While there was much to celebrate, a few particular items held the cryptoverse back. The most notable obstacle was the lack of regulatory clarity. During the same time, governments across the globe were forming a mixed opinion on cryptocurrencies, ICOs, and the regulations surrounding the trending topic.
While every nation is struggling to find the right path for regulating cryptocurrencies and activities associated with it, the U.S. Department of Internal Revenue Service (IRS) has already clarified that trading cryptocurrencies is a taxable event.

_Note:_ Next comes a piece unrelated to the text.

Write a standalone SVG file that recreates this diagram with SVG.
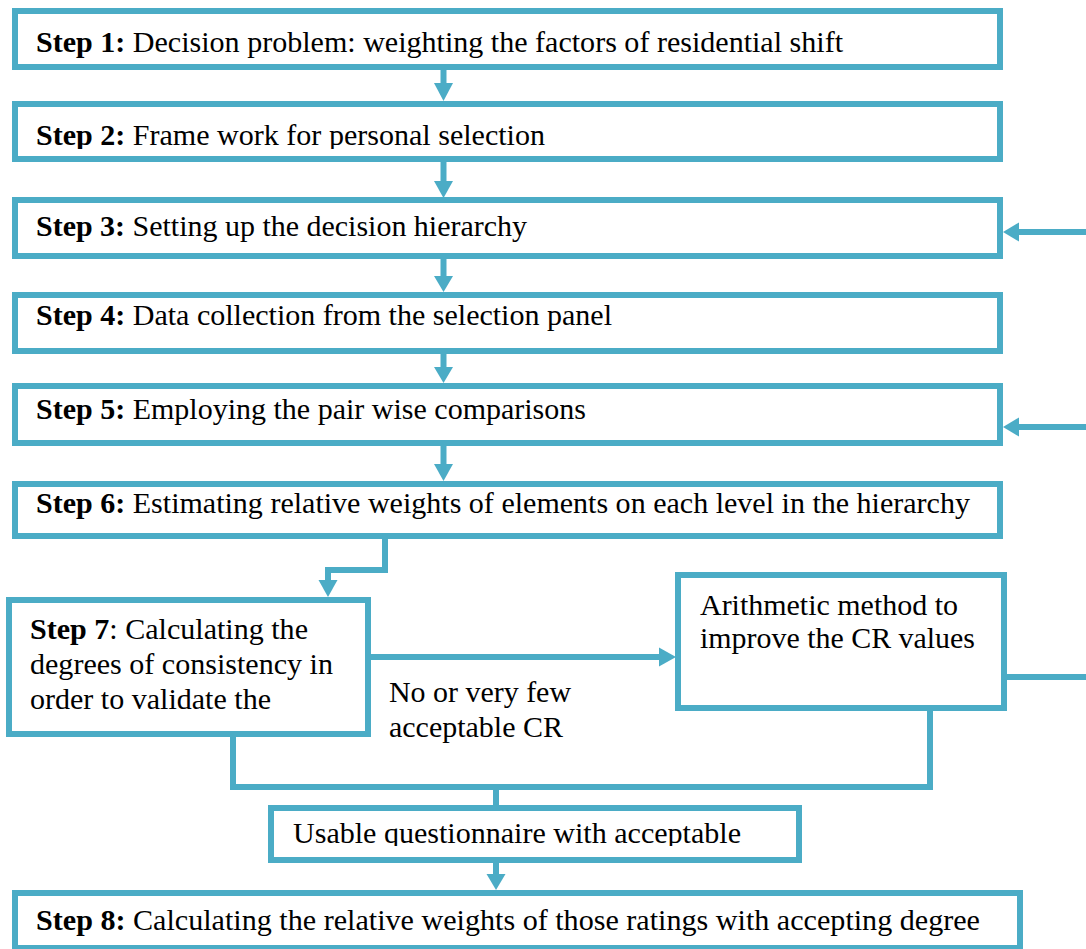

For the rest of the regulations, all eyes are glued to the United States securities regulator, the SEC, which currently is still relying on the “Howey Test” to determine if cryptocurrencies and tokens fall under the category of securities.
What Is the Howey Test?
The Howey Test came into existence as a result of the 1946 Supreme Court Case which involved the Securities and Exchange Commission (SEC) and the W.J. Howey Corporation of Florida. The case involved a sale and leaseback transaction where the W.J. Howey Company sold citrus grove plots to outside investors to “finance an additional development.”
Nevertheless, the investors of the land had none of the “knowledge, skill, and equipment necessary for the care and cultivation of citrus trees,” and eventually they reached an agreement with Howey whereby the buyers would immediately lease the groves back before Howey would harvest and sell the resulting citrus products.